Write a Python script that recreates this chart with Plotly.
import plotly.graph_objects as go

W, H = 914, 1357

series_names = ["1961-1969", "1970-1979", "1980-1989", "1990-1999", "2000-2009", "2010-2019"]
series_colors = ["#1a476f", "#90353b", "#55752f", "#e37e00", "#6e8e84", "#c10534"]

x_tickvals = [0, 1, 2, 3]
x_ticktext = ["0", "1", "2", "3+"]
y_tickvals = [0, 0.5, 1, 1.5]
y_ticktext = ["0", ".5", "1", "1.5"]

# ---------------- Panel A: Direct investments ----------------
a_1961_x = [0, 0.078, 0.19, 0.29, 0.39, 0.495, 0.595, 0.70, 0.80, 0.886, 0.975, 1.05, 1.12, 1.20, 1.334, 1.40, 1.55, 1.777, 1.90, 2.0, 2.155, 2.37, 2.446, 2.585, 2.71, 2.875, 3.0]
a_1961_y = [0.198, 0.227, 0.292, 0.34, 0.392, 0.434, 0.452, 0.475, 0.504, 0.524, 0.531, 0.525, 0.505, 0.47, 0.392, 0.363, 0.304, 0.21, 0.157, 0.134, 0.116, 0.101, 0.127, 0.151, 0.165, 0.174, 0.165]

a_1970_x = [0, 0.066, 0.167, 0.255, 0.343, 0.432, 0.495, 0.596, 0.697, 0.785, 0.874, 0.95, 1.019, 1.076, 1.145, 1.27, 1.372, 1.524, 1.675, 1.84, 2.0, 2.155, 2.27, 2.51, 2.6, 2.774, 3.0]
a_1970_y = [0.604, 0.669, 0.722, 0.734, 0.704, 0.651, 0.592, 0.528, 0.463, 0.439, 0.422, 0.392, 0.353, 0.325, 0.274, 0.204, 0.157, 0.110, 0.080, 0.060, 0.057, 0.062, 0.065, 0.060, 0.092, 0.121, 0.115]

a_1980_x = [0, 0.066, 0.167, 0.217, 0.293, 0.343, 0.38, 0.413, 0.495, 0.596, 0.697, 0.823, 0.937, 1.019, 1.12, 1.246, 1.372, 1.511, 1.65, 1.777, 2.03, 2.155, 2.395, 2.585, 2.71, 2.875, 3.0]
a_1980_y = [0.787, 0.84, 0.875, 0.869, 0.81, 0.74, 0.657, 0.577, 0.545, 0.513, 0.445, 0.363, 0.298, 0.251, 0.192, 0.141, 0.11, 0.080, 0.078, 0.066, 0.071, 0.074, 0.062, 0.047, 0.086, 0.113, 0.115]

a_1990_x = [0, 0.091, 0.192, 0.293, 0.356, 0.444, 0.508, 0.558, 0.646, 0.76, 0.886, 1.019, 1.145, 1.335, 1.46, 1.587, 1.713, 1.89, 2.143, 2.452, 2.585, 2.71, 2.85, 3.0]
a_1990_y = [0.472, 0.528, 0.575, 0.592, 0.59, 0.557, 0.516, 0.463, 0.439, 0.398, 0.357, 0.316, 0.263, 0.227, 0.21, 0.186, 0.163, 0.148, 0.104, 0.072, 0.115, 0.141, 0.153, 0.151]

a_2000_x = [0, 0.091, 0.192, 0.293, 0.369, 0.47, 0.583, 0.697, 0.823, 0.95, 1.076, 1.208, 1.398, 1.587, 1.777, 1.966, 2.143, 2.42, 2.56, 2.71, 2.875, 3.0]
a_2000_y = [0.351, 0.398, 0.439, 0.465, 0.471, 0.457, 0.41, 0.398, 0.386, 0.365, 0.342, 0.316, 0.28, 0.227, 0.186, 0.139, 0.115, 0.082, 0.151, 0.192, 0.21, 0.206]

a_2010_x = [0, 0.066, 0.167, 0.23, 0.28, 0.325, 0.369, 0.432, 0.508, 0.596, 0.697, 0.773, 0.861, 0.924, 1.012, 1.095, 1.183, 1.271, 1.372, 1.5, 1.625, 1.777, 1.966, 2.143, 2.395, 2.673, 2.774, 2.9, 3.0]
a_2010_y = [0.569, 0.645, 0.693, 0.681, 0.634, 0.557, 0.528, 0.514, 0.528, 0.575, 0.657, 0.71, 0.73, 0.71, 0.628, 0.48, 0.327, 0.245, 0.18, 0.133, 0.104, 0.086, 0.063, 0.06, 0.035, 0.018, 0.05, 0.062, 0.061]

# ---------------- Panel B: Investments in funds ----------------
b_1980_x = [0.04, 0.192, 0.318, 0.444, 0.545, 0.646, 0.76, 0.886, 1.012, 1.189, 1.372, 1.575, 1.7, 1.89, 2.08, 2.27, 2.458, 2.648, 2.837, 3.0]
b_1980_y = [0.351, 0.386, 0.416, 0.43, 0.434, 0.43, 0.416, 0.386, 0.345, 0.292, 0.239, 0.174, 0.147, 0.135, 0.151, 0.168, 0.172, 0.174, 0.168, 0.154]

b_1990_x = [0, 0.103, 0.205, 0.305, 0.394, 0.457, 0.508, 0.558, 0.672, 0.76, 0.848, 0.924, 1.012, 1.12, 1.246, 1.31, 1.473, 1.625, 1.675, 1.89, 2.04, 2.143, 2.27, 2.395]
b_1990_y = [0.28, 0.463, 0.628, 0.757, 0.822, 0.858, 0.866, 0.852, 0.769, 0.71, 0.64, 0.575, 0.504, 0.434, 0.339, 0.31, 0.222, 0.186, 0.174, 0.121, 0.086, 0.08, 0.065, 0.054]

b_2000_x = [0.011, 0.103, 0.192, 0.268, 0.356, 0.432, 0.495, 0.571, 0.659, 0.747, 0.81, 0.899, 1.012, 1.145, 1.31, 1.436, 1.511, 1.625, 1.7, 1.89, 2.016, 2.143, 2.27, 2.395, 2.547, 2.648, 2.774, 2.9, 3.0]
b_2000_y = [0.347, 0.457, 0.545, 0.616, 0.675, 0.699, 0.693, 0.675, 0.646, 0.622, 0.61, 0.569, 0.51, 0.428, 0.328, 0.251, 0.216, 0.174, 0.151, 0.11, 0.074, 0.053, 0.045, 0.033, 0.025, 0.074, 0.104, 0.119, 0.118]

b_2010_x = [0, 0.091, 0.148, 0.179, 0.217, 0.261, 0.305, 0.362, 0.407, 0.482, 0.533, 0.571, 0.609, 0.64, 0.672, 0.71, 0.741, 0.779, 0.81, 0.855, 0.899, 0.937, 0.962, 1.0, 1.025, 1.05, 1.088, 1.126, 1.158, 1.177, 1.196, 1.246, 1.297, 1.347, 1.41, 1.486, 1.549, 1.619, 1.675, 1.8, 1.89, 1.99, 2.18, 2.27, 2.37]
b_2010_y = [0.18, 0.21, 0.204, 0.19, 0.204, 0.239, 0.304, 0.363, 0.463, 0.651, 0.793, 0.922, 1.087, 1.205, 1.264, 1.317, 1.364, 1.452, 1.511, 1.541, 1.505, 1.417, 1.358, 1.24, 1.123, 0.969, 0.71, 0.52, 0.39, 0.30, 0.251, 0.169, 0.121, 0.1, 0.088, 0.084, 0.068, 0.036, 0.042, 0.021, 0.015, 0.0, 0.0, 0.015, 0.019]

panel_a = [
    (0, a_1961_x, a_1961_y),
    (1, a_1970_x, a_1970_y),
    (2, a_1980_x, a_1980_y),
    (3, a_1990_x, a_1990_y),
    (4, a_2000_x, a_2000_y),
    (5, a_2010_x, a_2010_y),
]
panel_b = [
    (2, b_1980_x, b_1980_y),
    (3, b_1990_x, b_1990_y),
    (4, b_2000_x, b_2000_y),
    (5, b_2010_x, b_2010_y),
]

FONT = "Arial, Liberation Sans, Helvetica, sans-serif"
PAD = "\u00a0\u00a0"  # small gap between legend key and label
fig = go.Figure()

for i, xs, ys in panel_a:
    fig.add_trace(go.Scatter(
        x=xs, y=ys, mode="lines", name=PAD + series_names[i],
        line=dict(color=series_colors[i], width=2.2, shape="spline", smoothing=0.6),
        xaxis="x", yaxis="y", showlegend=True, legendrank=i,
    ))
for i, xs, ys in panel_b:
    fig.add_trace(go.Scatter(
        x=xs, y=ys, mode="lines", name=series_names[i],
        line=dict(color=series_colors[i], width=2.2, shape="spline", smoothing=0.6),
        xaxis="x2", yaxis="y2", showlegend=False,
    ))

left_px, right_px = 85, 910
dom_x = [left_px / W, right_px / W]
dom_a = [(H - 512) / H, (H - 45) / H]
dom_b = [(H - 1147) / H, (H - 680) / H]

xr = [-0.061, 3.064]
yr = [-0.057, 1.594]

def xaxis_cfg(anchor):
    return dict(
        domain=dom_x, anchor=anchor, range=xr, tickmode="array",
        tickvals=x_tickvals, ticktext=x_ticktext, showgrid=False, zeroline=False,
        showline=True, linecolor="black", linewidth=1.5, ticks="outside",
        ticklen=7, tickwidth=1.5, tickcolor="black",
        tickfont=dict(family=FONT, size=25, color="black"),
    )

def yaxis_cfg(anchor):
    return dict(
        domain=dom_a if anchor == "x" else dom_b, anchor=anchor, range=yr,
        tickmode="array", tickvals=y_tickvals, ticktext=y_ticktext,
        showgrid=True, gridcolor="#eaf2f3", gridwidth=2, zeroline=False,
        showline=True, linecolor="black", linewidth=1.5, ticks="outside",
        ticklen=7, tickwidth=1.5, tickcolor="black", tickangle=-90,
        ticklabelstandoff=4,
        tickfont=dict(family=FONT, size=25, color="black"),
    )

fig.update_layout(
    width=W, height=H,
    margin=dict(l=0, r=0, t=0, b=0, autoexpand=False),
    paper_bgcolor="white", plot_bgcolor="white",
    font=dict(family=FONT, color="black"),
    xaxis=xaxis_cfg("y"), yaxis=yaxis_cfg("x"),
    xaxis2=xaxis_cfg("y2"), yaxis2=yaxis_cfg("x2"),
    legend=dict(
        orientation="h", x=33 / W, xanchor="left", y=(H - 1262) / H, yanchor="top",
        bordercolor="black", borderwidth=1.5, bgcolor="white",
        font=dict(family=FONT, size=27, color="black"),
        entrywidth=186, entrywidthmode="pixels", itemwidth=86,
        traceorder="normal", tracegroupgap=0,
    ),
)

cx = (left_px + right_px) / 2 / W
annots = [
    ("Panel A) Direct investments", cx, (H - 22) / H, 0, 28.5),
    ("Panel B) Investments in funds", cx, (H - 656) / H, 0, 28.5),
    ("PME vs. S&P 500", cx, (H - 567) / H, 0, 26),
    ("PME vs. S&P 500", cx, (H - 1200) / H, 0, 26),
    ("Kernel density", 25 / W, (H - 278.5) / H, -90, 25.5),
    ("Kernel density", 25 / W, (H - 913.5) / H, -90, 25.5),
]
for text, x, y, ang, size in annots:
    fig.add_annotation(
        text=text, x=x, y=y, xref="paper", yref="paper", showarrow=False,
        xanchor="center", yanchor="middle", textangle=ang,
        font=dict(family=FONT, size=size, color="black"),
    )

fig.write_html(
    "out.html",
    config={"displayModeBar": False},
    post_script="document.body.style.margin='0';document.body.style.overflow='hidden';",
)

= = = = =

To do> Restate the first line and every line after it, word for word, stopping once the line with "0.165, 0.174, 0.165]" is done.

Solved exercise>
Write a Python script that recreates this chart with Plotly.
import plotly.graph_objects as go

W, H = 914, 1357

series_names = ["1961-1969", "1970-1979", "1980-1989", "1990-1999", "2000-2009", "2010-2019"]
series_colors = ["#1a476f", "#90353b", "#55752f", "#e37e00", "#6e8e84", "#c10534"]

x_tickvals = [0, 1, 2, 3]
x_ticktext = ["0", "1", "2", "3+"]
y_tickvals = [0, 0.5, 1, 1.5]
y_ticktext = ["0", ".5", "1", "1.5"]

# ---------------- Panel A: Direct investments ----------------
a_1961_x = [0, 0.078, 0.19, 0.29, 0.39, 0.495, 0.595, 0.70, 0.80, 0.886, 0.975, 1.05, 1.12, 1.20, 1.334, 1.40, 1.55, 1.777, 1.90, 2.0, 2.155, 2.37, 2.446, 2.585, 2.71, 2.875, 3.0]
a_1961_y = [0.198, 0.227, 0.292, 0.34, 0.392, 0.434, 0.452, 0.475, 0.504, 0.524, 0.531, 0.525, 0.505, 0.47, 0.392, 0.363, 0.304, 0.21, 0.157, 0.134, 0.116, 0.101, 0.127, 0.151, 0.165, 0.174, 0.165]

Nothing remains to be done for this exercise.